Hi folks,
Any special:export experts out there?
I'm trying to download the complete revision history for just a few pages. The options, as I see it, are using the API or special:export. The API returns XML that is formatted differently than special:export and I already have a set of parsers that work with special:export data so I'm inclined to go with that.
I am running into the problem that, it seems when I try to use POST so that I can iteratively grab revisions in increments of 1000, I am denied (I get a WMF servers down error). If I use GET, it works, but then I can't use the parameters that allow me to iterate through all the revisions.
Code pasted below.
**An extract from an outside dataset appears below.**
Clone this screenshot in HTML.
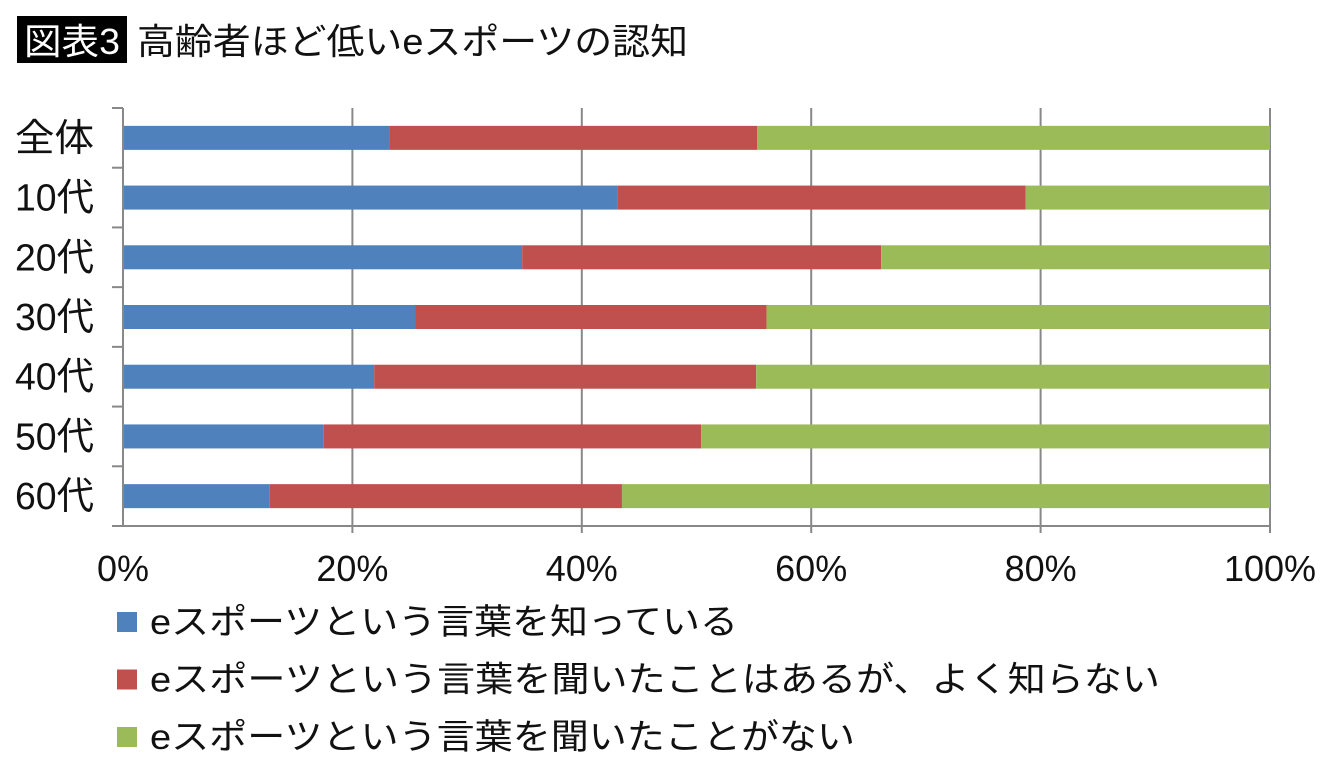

Any suggestions as to why the server won't accept POST?
Better yet, does anyone already have a working script/tool handy that grabs all the revisions of a page? :)
Thanks, all! (Excuse the cross posting, I usually hang out on research, but thought perhaps folks on the developers list would have insight.) Andrea
class Wikipedia { public function __construct(){ } public function searchResults( $pageTitle = null, $initialRevision = null ) { $url = "http://en.wikipedia.org/w/index.php?title=Special:Export&pages=" . $pageTitle . "&offset=1&limit=1000&action=submit"; $curl = curl_init(); curl_setopt( $curl, CURLOPT_URL, $url ); curl_setopt( $curl, CURLOPT_RETURNTRANSFER, 1 ); curl_setopt( $curl, CURLOPT_POST, true); curl_setopt( $curl, CURLOPT_USERAGENT, "Page Revisions Retrieval Script - Andrea Forte - aforte@drexel.edu"); $result = curl_exec( $curl ); curl_close( $curl ); return $result; } }